**TASK OBJECTIVE**. Word for word, transcribe the lines below and drop the pictures.

**DATASET SECTION**.
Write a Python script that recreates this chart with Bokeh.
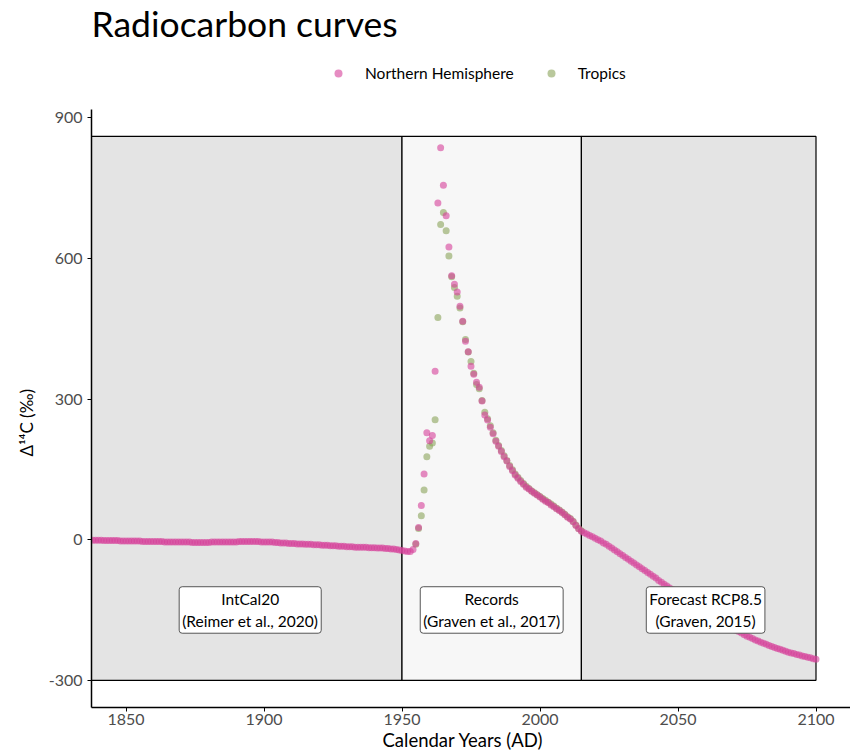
from bokeh.plotting import figure
from bokeh.models import (Range1d, FixedTicker, Legend, LegendItem, Label, Title,
                          ColumnDataSource)
from bokeh.embed import file_html
from bokeh.resources import INLINE

FONT = "Lato"

# ---------------- data ----------------
intcal_years = list(range(1838, 1950))
intcal_d14c = [
    -1, -1, -1, -1, -2, -2, -2, -2, -2, -2, -3, -3,
    -3, -3, -3, -3, -3, -3, -4, -4, -4, -4, -4, -4, -4, -4, -5, -5, -5, -5, -5, -5,
    -5, -5, -5, -5, -6, -6, -6, -6, -6, -6, -6, -5, -5, -5, -5, -5, -5, -5, -5, -5,
    -5, -4, -4, -4, -4, -4, -4, -4, -4, -5, -5, -5, -5, -5, -6, -6, -7, -7, -7, -8,
    -8, -8, -9, -9, -9, -10, -10, -10, -11, -11, -11, -12, -12, -12, -13, -13, -13, -14, -14, -14,
    -15, -15, -15, -16, -16, -16, -16, -16, -17, -17, -17, -18, -18, -18, -19, -19, -20, -20, -21, -22,
]

nh_record_years = list(range(1950, 2015))
nh_record_d14c = [
    -23, -24, -25, -25, -21, -8, 26, 73, 140, 228,
    211, 222, 359, 718, 836, 756, 691, 624, 563, 545,
    528, 498, 466, 423, 401, 370, 353, 336, 325, 296,
    266, 255, 240, 226, 210, 199, 188, 177, 168, 156,
    147, 138, 131, 124, 118, 112, 108, 103, 99, 95,
    91, 86, 82, 79, 74, 70, 66, 62, 58, 53,
    48, 44, 38, 30, 23,
]

forecast_years = list(range(2015, 2101))
forecast_d14c = [
    18, 15, 12, 9, 6, 3, 0, -3, -7, -10,
    -14, -18, -22, -26, -30, -34, -38, -42, -46, -50,
    -54, -58, -62, -66, -70, -74, -78, -82, -87, -91,
    -95, -99, -103, -107, -111, -115, -119, -123, -126, -130,
    -134, -138, -142, -146, -149, -153, -157, -161, -165, -168,
    -172, -176, -179, -183, -186, -190, -193, -196, -199, -203,
    -206, -208, -211, -214, -216, -219, -221, -223, -226, -228,
    -230, -232, -234, -236, -238, -240, -242, -243, -245, -246,
    -248, -249, -251, -252, -254, -255,
]

tropics_years = list(range(1955, 2016))
tropics_d14c = [
    -10, 24, 51, 106, 177, 199, 206, 256, 474, 672,
    698, 659, 605, 561, 538, 519, 494, 465, 427, 400,
    380, 355, 331, 322, 297, 272, 258, 243, 228, 212,
    201, 190, 179, 169, 158, 149, 140, 133, 126, 120,
    114, 109, 104, 100, 96, 92, 88, 84, 80, 76,
    72, 67, 63, 59, 54, 49, 45, 39, 31, 24,
    19,
]

period_left = [1800, 1950, 2015]
period_right = [1950, 2015, 2100]
period_bottom = [-300, -300, -300]
period_top = [860, 860, 860]
period_fill = ["#e4e4e4", "#f7f7f7", "#e4e4e4"]

label_x = [1895, 1982.5, 2060]
label_y = [-150, -150, -150]
label_text = ["IntCal20\n(Reimer et al., 2020)",
              "Records\n(Graven et al., 2017)",
              "Forecast RCP8.5\n(Graven, 2015)"]

x_ticks = [1850, 1900, 1950, 2000, 2050, 2100]
y_ticks = [-300, 0, 300, 600, 900]
y_tick_labels = {-300: "-300", 0: "0", 300: "300", 600: "600", 900: "900"}

NH_COLOR = "#d6409a"
TR_COLOR = "#8aa35a"

Y_LOW, Y_AXIS_TOP, Y_FRAME_TOP = -358, 918, 1150

# ---------------- figure ----------------
p = figure(width=850, height=751, output_backend="svg", toolbar_location=None,
           x_range=Range1d(1837.5, 2112.5), y_range=Range1d(Y_LOW, Y_FRAME_TOP),
           min_border_left=91, min_border_right=0, min_border_top=0,
           min_border_bottom=44, background_fill_color="white",
           border_fill_color="white")
p.outline_line_color = None
p.xgrid.visible = False
p.ygrid.visible = False

p.quad(left=period_left, right=period_right, bottom=period_bottom, top=period_top,
       fill_color=period_fill, line_color="black", line_width=1.2)

tr_src = ColumnDataSource(dict(x=tropics_years, y=tropics_d14c))
nh_src = ColumnDataSource(dict(x=intcal_years + nh_record_years + forecast_years,
                               y=intcal_d14c + nh_record_d14c + forecast_d14c))

r_tr = p.scatter("x", "y", source=tr_src, size=7, fill_color=TR_COLOR,
                 line_color=None, fill_alpha=0.6)
r_nh = p.scatter("x", "y", source=nh_src, size=7, fill_color=NH_COLOR,
                 line_color=None, fill_alpha=0.6)

for lx, ly, lt in zip(label_x, label_y, label_text):
    p.add_layout(Label(x=lx, y=ly, text=lt, text_align="center",
                       text_baseline="middle", text_font=FONT,
                       text_font_size="15.5px", text_color="black",
                       text_line_height=1.25,
                       background_fill_color="white", background_fill_alpha=1,
                       border_line_color="#555555", border_line_width=1,
                       padding=3, border_radius=3))

# title (top-left, aligned with the plotting area)
p.add_layout(Label(x=1837.5, y=1102, text="Radiocarbon curves", text_font=FONT,
                   text_font_size="35.5px", text_color="black",
                   text_align="left", text_baseline="alphabetic"))

for ax in (p.xaxis[0], p.yaxis[0]):
    ax.axis_line_color = "black"
    ax.axis_line_width = 1.5
    ax.major_tick_line_color = "black"
    ax.major_tick_line_width = 1
    ax.major_tick_in = 0
    ax.major_tick_out = 4
    ax.minor_tick_line_color = None
    ax.major_label_text_color = "#4d4d4d"
    ax.major_label_text_font = FONT
    ax.major_label_text_font_size = "16px"

p.xaxis.ticker = FixedTicker(ticks=x_ticks)
p.yaxis.ticker = FixedTicker(ticks=y_ticks)
p.yaxis.major_label_overrides = y_tick_labels
p.yaxis.bounds = (Y_LOW, Y_AXIS_TOP)
p.xaxis.major_label_standoff = 2
p.yaxis.major_label_standoff = 5

# axis titles
ytitle = Title(text="Δ¹⁴C (‰)", text_font=FONT, text_font_size="17px",
               text_font_style="normal", text_color="black", align="left",
               vertical_align="middle", offset=251, standoff=16)
p.add_layout(ytitle, "left")

xtitle = Title(text="Calendar Years (AD)", text_font=FONT, text_font_size="18.5px",
               text_font_style="normal", text_color="black", align="left",
               vertical_align="middle", offset=291, standoff=0)
p.add_layout(xtitle, "below")

legend = Legend(items=[LegendItem(label="Northern Hemisphere", renderers=[r_nh]),
                       LegendItem(label="Tropics", renderers=[r_tr])],
                orientation="horizontal", location=(237, 624),
                glyph_width=20, glyph_height=20, label_standoff=17, spacing=27,
                label_text_font=FONT, label_text_font_size="15.5px",
                label_text_color="black", border_line_color=None,
                background_fill_alpha=0, padding=0, margin=0)
p.add_layout(legend, "center")

open("out.html", "w").write(file_html(p, INLINE))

**RESULT FOR THIS TASK**.
Write a Python script that recreates this chart with Bokeh.
from bokeh.plotting import figure
from bokeh.models import (Range1d, FixedTicker, Legend, LegendItem, Label, Title,
                          ColumnDataSource)
from bokeh.embed import file_html
from bokeh.resources import INLINE

FONT = "Lato"

# ---------------- data ----------------
intcal_years = list(range(1838, 1950))
intcal_d14c = [
    -1, -1, -1, -1, -2, -2, -2, -2, -2, -2, -3, -3,
    -3, -3, -3, -3, -3, -3, -4, -4, -4, -4, -4, -4, -4, -4, -5, -5, -5, -5, -5, -5,
    -5, -5, -5, -5, -6, -6, -6, -6, -6, -6, -6, -5, -5, -5, -5, -5, -5, -5, -5, -5,
    -5, -4, -4, -4, -4, -4, -4, -4, -4, -5, -5, -5, -5, -5, -6, -6, -7, -7, -7, -8,
    -8, -8, -9, -9, -9, -10, -10, -10, -11, -11, -11, -12, -12, -12, -13, -13, -13, -14, -14, -14,
    -15, -15, -15, -16, -16, -16, -16, -16, -17, -17, -17, -18, -18, -18, -19, -19, -20, -20, -21, -22,
]

nh_record_years = list(range(1950, 2015))
nh_record_d14c = [
    -23, -24, -25, -25, -21, -8, 26, 73, 140, 228,
    211, 222, 359, 718, 836, 756, 691, 624, 563, 545,
    528, 498, 466, 423, 401, 370, 353, 336, 325, 296,
    266, 255, 240, 226, 210, 199, 188, 177, 168, 156,
    147, 138, 131, 124, 118, 112, 108, 103, 99, 95,
    91, 86, 82, 79, 74, 70, 66, 62, 58, 53,
    48, 44, 38, 30, 23,
]

forecast_years = list(range(2015, 2101))
forecast_d14c = [
    18, 15, 12, 9, 6, 3, 0, -3, -7, -10,
    -14, -18, -22, -26, -30, -34, -38, -42, -46, -50,
    -54, -58, -62, -66, -70, -74, -78, -82, -87, -91,
    -95, -99, -103, -107, -111, -115, -119, -123, -126, -130,
    -134, -138, -142, -146, -149, -153, -157, -161, -165, -168,
    -172, -176, -179, -183, -186, -190, -193, -196, -199, -203,
    -206, -208, -211, -214, -216, -219, -221, -223, -226, -228,
    -230, -232, -234, -236, -238, -240, -242, -243, -245, -246,
    -248, -249, -251, -252, -254, -255,
]

tropics_years = list(range(1955, 2016))
tropics_d14c = [
    -10, 24, 51, 106, 177, 199, 206, 256, 474, 672,
    698, 659, 605, 561, 538, 519, 494, 465, 427, 400,
    380, 355, 331, 322, 297, 272, 258, 243, 228, 212,
    201, 190, 179, 169, 158, 149, 140, 133, 126, 120,
    114, 109, 104, 100, 96, 92, 88, 84, 80, 76,
    72, 67, 63, 59, 54, 49, 45, 39, 31, 24,
    19,
]

period_left = [1800, 1950, 2015]
period_right = [1950, 2015, 2100]
period_bottom = [-300, -300, -300]
period_top = [860, 860, 860]
period_fill = ["#e4e4e4", "#f7f7f7", "#e4e4e4"]

label_x = [1895, 1982.5, 2060]
label_y = [-150, -150, -150]
label_text = ["IntCal20\n(Reimer et al., 2020)",
              "Records\n(Graven et al., 2017)",
              "Forecast RCP8.5\n(Graven, 2015)"]

x_ticks = [1850, 1900, 1950, 2000, 2050, 2100]
y_ticks = [-300, 0, 300, 600, 900]
y_tick_labels = {-300: "-300", 0: "0", 300: "300", 600: "600", 900: "900"}

NH_COLOR = "#d6409a"
TR_COLOR = "#8aa35a"

Y_LOW, Y_AXIS_TOP, Y_FRAME_TOP = -358, 918, 1150

# ---------------- figure ----------------
p = figure(width=850, height=751, output_backend="svg", toolbar_location=None,
           x_range=Range1d(1837.5, 2112.5), y_range=Range1d(Y_LOW, Y_FRAME_TOP),
           min_border_left=91, min_border_right=0, min_border_top=0,
           min_border_bottom=44, background_fill_color="white",
           border_fill_color="white")
p.outline_line_color = None
p.xgrid.visible = False
p.ygrid.visible = False

p.quad(left=period_left, right=period_right, bottom=period_bottom, top=period_top,
       fill_color=period_fill, line_color="black", line_width=1.2)

tr_src = ColumnDataSource(dict(x=tropics_years, y=tropics_d14c))
nh_src = ColumnDataSource(dict(x=intcal_years + nh_record_years + forecast_years,
                               y=intcal_d14c + nh_record_d14c + forecast_d14c))

r_tr = p.scatter("x", "y", source=tr_src, size=7, fill_color=TR_COLOR,
                 line_color=None, fill_alpha=0.6)
r_nh = p.scatter("x", "y", source=nh_src, size=7, fill_color=NH_COLOR,
                 line_color=None, fill_alpha=0.6)

for lx, ly, lt in zip(label_x, label_y, label_text):
    p.add_layout(Label(x=lx, y=ly, text=lt, text_align="center",
                       text_baseline="middle", text_font=FONT,
                       text_font_size="15.5px", text_color="black",
                       text_line_height=1.25,
                       background_fill_color="white", background_fill_alpha=1,
                       border_line_color="#555555", border_line_width=1,
                       padding=3, border_radius=3))

# title (top-left, aligned with the plotting area)
p.add_layout(Label(x=1837.5, y=1102, text="Radiocarbon curves", text_font=FONT,
                   text_font_size="35.5px", text_color="black",
                   text_align="left", text_baseline="alphabetic"))

for ax in (p.xaxis[0], p.yaxis[0]):
    ax.axis_line_color = "black"
    ax.axis_line_width = 1.5
    ax.major_tick_line_color = "black"
    ax.major_tick_line_width = 1
    ax.major_tick_in = 0
    ax.major_tick_out = 4
    ax.minor_tick_line_color = None
    ax.major_label_text_color = "#4d4d4d"
    ax.major_label_text_font = FONT
    ax.major_label_text_font_size = "16px"

p.xaxis.ticker = FixedTicker(ticks=x_ticks)
p.yaxis.ticker = FixedTicker(ticks=y_ticks)
p.yaxis.major_label_overrides = y_tick_labels
p.yaxis.bounds = (Y_LOW, Y_AXIS_TOP)
p.xaxis.major_label_standoff = 2
p.yaxis.major_label_standoff = 5

# axis titles
ytitle = Title(text="Δ¹⁴C (‰)", text_font=FONT, text_font_size="17px",
               text_font_style="normal", text_color="black", align="left",
               vertical_align="middle", offset=251, standoff=16)
p.add_layout(ytitle, "left")

xtitle = Title(text="Calendar Years (AD)", text_font=FONT, text_font_size="18.5px",
               text_font_style="normal", text_color="black", align="left",
               vertical_align="middle", offset=291, standoff=0)
p.add_layout(xtitle, "below")

legend = Legend(items=[LegendItem(label="Northern Hemisphere", renderers=[r_nh]),
                       LegendItem(label="Tropics", renderers=[r_tr])],
                orientation="horizontal", location=(237, 624),
                glyph_width=20, glyph_height=20, label_standoff=17, spacing=27,
                label_text_font=FONT, label_text_font_size="15.5px",
                label_text_color="black", border_line_color=None,
                background_fill_alpha=0, padding=0, margin=0)
p.add_layout(legend, "center")

open("out.html", "w").write(file_html(p, INLINE))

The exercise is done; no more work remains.